Bipolar Disorder or Trauma - Understand the Difference
At least once a week, I have the pleasure of removing the bipolar diagnosis from someone's life. If drives me absolutely bonkers when I am meeting with someone, and they say that some therapist or psychiatrist said that because they experience panic, bouts of depression, and on occasion feel normal are bipolar. Usually, my next question is about how great their meds must be working. "They don't," seems to be the nearly universal response. When I ask why they say that, they exclaim that they still suffer from anxiety, depression, and panic. Upon further investigation, nearly all of these individuals have a point in their life where something bad happened that set their course for their present moment. I am here to state loud and clear, that this is NOT Bipolar disorder, but the underlying effects of trauma!
Bipolar Disorder is characterized by experiencing emotions of the polar opposites. There are three types of bipolar disorders. First, bipolar I disorder is the most known term.
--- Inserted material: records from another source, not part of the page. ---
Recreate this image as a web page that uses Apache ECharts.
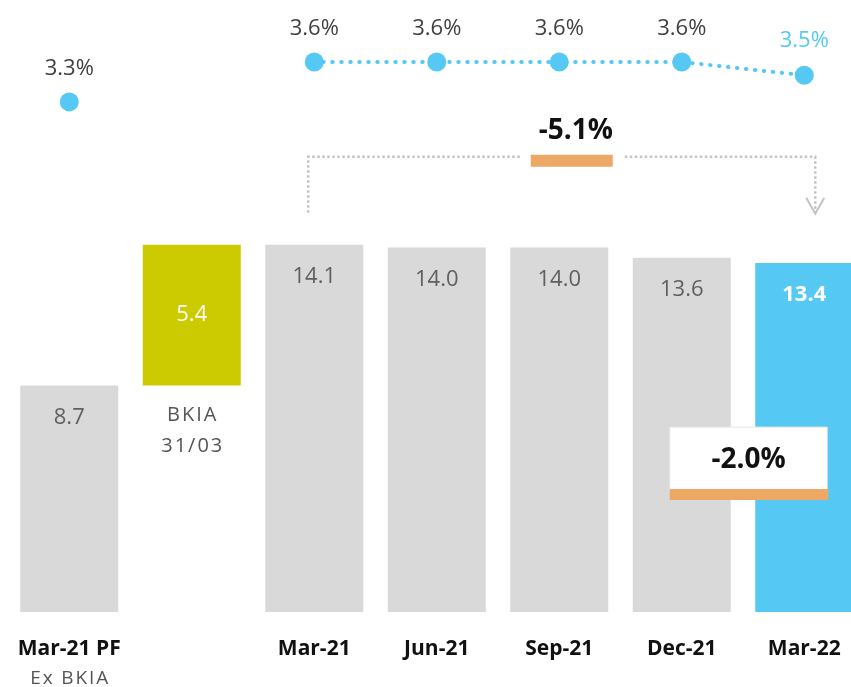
<!DOCTYPE html>
<html>
<head>
<meta charset="utf-8">
<script src="https://cdn.jsdelivr.net/npm/echarts@6/dist/echarts.min.js"></script>
<style>
  html, body { margin: 0; padding: 0; background: #fff; }
  #chart { width: 851px; height: 687px; }
</style>
</head>
<body>
<div id="chart"></div>
<script>
// Categories along the x axis
const categories = ['Mar-21 PF', 'BKIA', 'Mar-21', 'Jun-21', 'Sep-21', 'Dec-21', 'Mar-22'];
// Bar values (bn); the BKIA bar floats on top of the Mar-21 PF base
const barValues = [8.7, 5.4, 14.1, 14.0, 14.0, 13.6, 13.4];
const floatBase = [null, 8.7, null, null, null, null, null];
// Rate series (%) shown as dots above the bars
const rateValues = [3.3, null, 3.6, 3.6, 3.6, 3.6, 3.5];
// Change annotations
const changeLong = '-5.1%';
const changeShort = '-2.0%';

const FONT = '"Open Sans", "Noto Sans", sans-serif';
const GREY = '#D9D9D9', GREEN = '#CCCA00', CYAN = '#55C9F4', ORANGE = '#ECA864';
const HS = '\u200A';
const spaced = s => s.split('').join(HS);

const chart = echarts.init(document.getElementById('chart'), null, { renderer: 'canvas' });

const barColors = [GREY, GREEN, GREY, GREY, GREY, GREY, CYAN];

const option = {
  animation: false,
  backgroundColor: '#fff',
  grid: { left: 8, width: 857.5, top: 0, bottom: 75, containLabel: false, outerBoundsMode: 'none' },
  xAxis: {
    type: 'category',
    data: categories,
    axisLine: { show: false },
    axisTick: { show: false },
    axisLabel: {
      margin: 22,
      interval: 0,
      formatter: (v, i) => {
        if (i === 0) return '{b|' + v + '}\n{s|' + spaced('Ex BKIA') + '}';
        if (i === 1) return '';
        return '{b|' + v + '}';
      },
      rich: {
        b: { fontFamily: FONT, fontSize: 21, fontWeight: 'bold', color: '#111', lineHeight: 30 },
        s: { fontFamily: FONT, fontSize: 19, color: '#555', lineHeight: 30 }
      }
    }
  },
  yAxis: [
    { type: 'value', min: 0, max: 23.5, show: false, splitLine: { show: false } },
    { type: 'value', min: -0.535, max: 4.066, show: false, splitLine: { show: false } }
  ],
  series: [
    {
      type: 'bar',
      stack: 'total',
      barWidth: 98,
      data: floatBase,
      itemStyle: { color: 'transparent' },
      label: {
        show: true,
        position: 'insideTop',
        distance: 14,
        formatter: p => (p.dataIndex === 1 ? spaced('BKIA') + '\n' + spaced('31/03') : ''),
        fontFamily: FONT, fontSize: 20, color: '#555', lineHeight: 31
      },
      silent: true
    },
    {
      type: 'bar',
      stack: 'total',
      barWidth: 98,
      data: barValues.map((v, i) => {
        const item = { value: v, itemStyle: { color: barColors[i] } };
        if (i === 1) item.label = { position: 'inside', color: '#fff' };
        if (i === 6) item.label = { color: '#fff', fontWeight: 'bold' };
        return item;
      }),
      label: {
        show: true,
        position: 'insideTop',
        distance: 21,
        formatter: p => p.value.toFixed(1),
        fontFamily: FONT, fontSize: 22, color: '#606060'
      }
    },
    {
      type: 'line',
      yAxisIndex: 1,
      data: rateValues.map((v, i) => {
        if (v === null) return null;
        const item = { value: v };
        if (i === 6) item.label = { color: CYAN, distance: 14 };
        return item;
      }),
      connectNulls: false,
      symbol: 'circle',
      symbolSize: 19,
      showSymbol: true,
      itemStyle: { color: CYAN },
      lineStyle: { color: CYAN, width: 4, type: [0.5, 8.5], cap: 'round' },
      label: {
        show: true,
        position: 'top',
        distance: 13,
        formatter: p => p.value.toFixed(1) + '%',
        fontFamily: FONT, fontSize: 22, color: '#404040'
      },
      z: 5
    }
  ]
};

chart.setOption(option);

// Annotations placed from the axis scales
const px = (i, v) => chart.convertToPixel({ xAxisIndex: 0, yAxisIndex: 0 }, [i, v]);
const startTop = px(2, barValues[2]);
const endTop = px(6, barValues[6]);
const xL = startTop[0] - 6;
const xR = endTop[0] + 11;
const yLine = startTop[1] - 88;
const yLow = startTop[1] - 32;
const midX = (xL + xR) / 2 + 10;
const dotted = { stroke: '#C4C4C4', lineWidth: 2.5, lineDash: [2.5, 2.5] };

const dec = px(5, barValues[5]);
const boxL = dec[0] - 12;
const boxR = endTop[0] + 23;
const boxTop = px(5, 7.1)[1];

chart.setOption({
  graphic: [
    { type: 'polyline', z: 100, shape: { points: [[xL, yLow], [xL, yLine], [midX - 52, yLine]] }, style: Object.assign({ fill: null }, dotted) },
    { type: 'polyline', z: 100, shape: { points: [[midX + 53, yLine], [xR, yLine], [xR, yLow + 2]] }, style: Object.assign({ fill: null }, dotted) },
    { type: 'polyline', z: 100, shape: { points: [[xR - 9, yLow - 15], [xR, yLow + 1], [xR + 9, yLow - 15]] }, style: { fill: null, stroke: '#C4C4C4', lineWidth: 2 } },
    { type: 'rect', z: 100, shape: { x: midX - 41, y: yLine - 2, width: 82, height: 12 }, style: { fill: ORANGE } },
    { type: 'text', z: 100, x: midX + 4, y: yLine - 26, style: { text: changeLong, fontFamily: FONT, fontSize: 28, fontWeight: 'bold', fill: '#111', align: 'center', verticalAlign: 'middle' } },
    { type: 'rect', z: 100, shape: { x: boxL, y: boxTop, width: boxR - boxL, height: 63 }, style: { fill: '#fff', stroke: '#E4E4E4', lineWidth: 1 } },
    { type: 'text', z: 101, x: (boxL + boxR) / 2, y: boxTop + 33, style: { text: changeShort, fontFamily: FONT, fontSize: 28, fontWeight: 'bold', fill: '#111', align: 'center', verticalAlign: 'middle' } },
    { type: 'rect', z: 101, shape: { x: boxL, y: boxTop + 62, width: boxR - boxL + 1, height: 11 }, style: { fill: ORANGE } }
  ]
});
</script>
</body>
</html>
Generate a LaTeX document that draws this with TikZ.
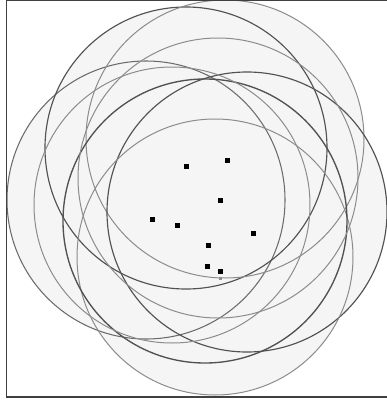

Sufferers can experience rapid mood changes that go from very high or manic to hopelessly depressed. Some people switch emotions rapidly, while others stay depressed for months on end. Being the more depressed type of bipolar has been commonly associated with the old term, manic depression.
Bipolar II disorder is similar to bipolar I except the extremes in the emotions are not as pronounced and severe. Finally, what often times gets overlooked is cyclothymia. This is the least severe form of bipolar, and is often explained away by having a bad day, drinking too much, getting a little too excited, or even having ADHD.
Now, within these three types of bipolar disorders, there are several other categories. What they do is help the treating provider develop a treatment plan.
What does all this have to do about trauma and PTSD? I do not have any scientific data on hand, but what I am going to say, I believe, is not far from the truth. I firmly believe that bipolar is so overly diagnosed that the therapist, psychiatrist, psychologist, or whomever, fails to look far enough back into a person's history to determine whether or not a traumatic experience occurred.
Often times, I will a new person sitting in front of me telling me about their symptoms, and then I ask them this seemingly innocent questions, "Did anything happen to you when you were younger that keeps popping up in your head at the worst time?" There are times, when I ask that very question, that the person will burst into tears, and tell me exactly how they were abused, neglected, and traumatized. These people DO NOT have bipolar disorder. They have either simple or complex PTSD. Rule of thumb is that if life was good prior to a precipitating event, and afterwards, nothing seems to go right, then consider PTSD, and rule out bipolar.
Treatment for PTSD is pretty straightforward. Seek out a therapist trained in either EMDR, Visual Coding Displacement Therapy, NLP, or hypnosis. Visual Coding and EMDR would be my top two choices. If the therapist predomintly treats PTSD with CBT or cognitive behavioral therapy, considers other options. CBT works, it is just painfully slow. When done right, relieve can be found in a little as one session.